I was away on vacation the last two weeks, blissfully detached from the ups and downs (let’s face it, mostly downs) of following Minnesota United. After the horrific loss on the road to Colorado, it was a good time to step away, and though I missed one of the most memorable individual performances in team history, I don’t regret the break. This team can wear you down.
The Loons played three games in this stretch, losing twice, at home to Dallas and away to Houston, and winning once at home against Toronto. But the most noteworthy club news from the past week was surely this profile piece on Adrian Heath by Andy Greder for the Pioneer Press.
There’s a lot to unpack in the article, but none of it does the club many favors. Both Heath and principal owner Dr. Bill McGuire come off as remarkably tone deaf. The head coach insists that winning ten games last year was “the best coaching feat I’ve ever done.” The owner insists that the performances on the field are “making the strides that are consistent with what we hoped.”
It’s very hard to take either assertion seriously. The Loons conceded an MLS record number of goals last season. To claim that a year with that record as a success instead of a monumental failure is stunning. This season, the Loons are just a single conceded goal off their pace from last year, and they don’t have Vadim Demidov to kick around anymore. Meanwhile, the team is well behind their pace of scoring from last season, and has fewer points per game than last season. To claim that the team is making strides at all, let alone at a pace that the club planned for, is laughable.
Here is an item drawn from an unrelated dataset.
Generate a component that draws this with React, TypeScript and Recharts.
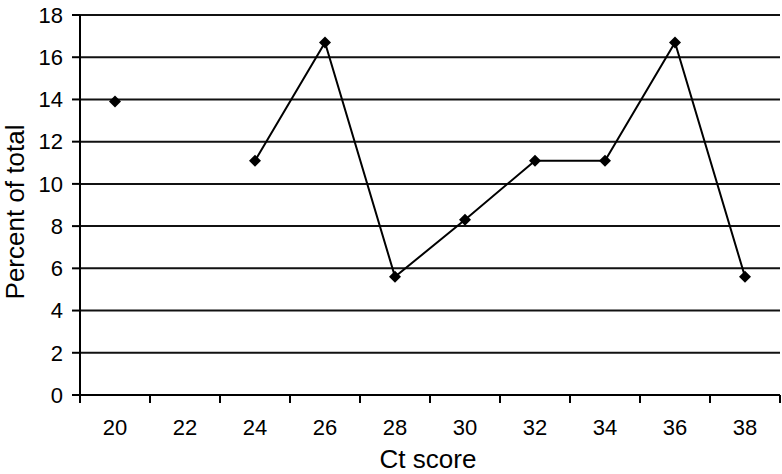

The results tell a dire story, but ultimately, they’re not what matters most at this point in time. In a closed league system, you can accept bad results from time to time, because such a system allows clubs the luxury of building up. Clubs like Minnesota aren’t in a constant state of panic buying to stave off relegation, they have the cushion needed to make smart, methodical, long term decisions in order to build a long term contender. That should be the Loons’ objective, and it ought to take precedence over individual results if need be.
United’s struggles on the scoresheet would be palatable if there was evidence of this kind of process occurring. But there is not. Early in the year, the team played a handful of legitimately good games, leading many, including myself, to celebrate apparent progress. That optimism is gone now. The team that rolls out every weekend is as uncoordinated and ineffective as ever. It has been a long while since it was possible to discern the Loons’ tactical approach.
Worse still, the team being sent out every week is also unacceptably old. Saturday’s line-up against Houston featured thirty-five-year-old right-back Tyrone Mears deputized as a centerback to replace the suspended Francisco Calvo. He was used instead of twenty-two-year-old centerback Wyatt Omsberg, whom the Loons selected in this year’s draft. He was used instead of twenty-five-year-old fullback Eric Miller, who has played previously as a centerback for Colorado. Omsberg and Miller are bedrock pieces of the Loons’ future defense. Mears will surely be a free agent this offseason. To choose the out-of-position veteran over the two younger players who more naturally fit the role was an incomprehensible choice.
The same story is repeated all over the field. In midfield, Heath elected to deploy a three man midfield with a twenty-seven-year-old, a thirty-year-old, and a thirty-four-year-old, who for the second straight game, assisted a goal for the opposition. Left on the bench were two twenty-three-year-olds, including the team’s only natural defensive midfielder.
The result was an 0-3 loss. I’d suspect that just about every Minnesota fan would’ve rather lost 0-4 or 0-5 with a team of younger players. But even that hypothetical concedes the premise that the young players available for selection are far worse than the Loons that play now. The truth is that we have so infrequently seen them used, and used well, that it’s impossible to say even that. The same players are played week in and week out by the coaching staff, and despite repeated mistakes we have seen that a number of them are immune from any accountability. The formations may change, but the players do not, the tactics remain imperceptible, and the results continue their long slouch into the gutter.
There is a meta debate among Loons fans as to whether the front office or the coaching staff should bear the brunt of accountability for the team’s results. Of course, this is too cut and dry, both sides collaborate and communicate on player transfers and the team’s style of play. But from my perspective, it’s difficult to ultimately say whether or not this team’s roster is or isn’t good enough for the league. But it’s easy to say that the team’s coaching staff simply is not getting enough out of the players. Even if we accept that the roster isn’t good enough, that doesn’t preclude the team from being organized. That doesn’t preclude the team from developing young players. This is not a Minnesota team that appears coached at all, let alone well-coached.
What is Minnesota building towards? If the club is satisfied with progress being made according to the coaching staff’s three year plan, than fans are owed a detailed accounting of what is actually in this plan, in order to determine whether or not they should spend their money next year. Had people known that this three year plan called for a second year with even worse results than the first, I doubt so many people would’ve bought in. If this is where the club wants to be and how it wants to present itself, than it won’t be worth a lot of people’s time.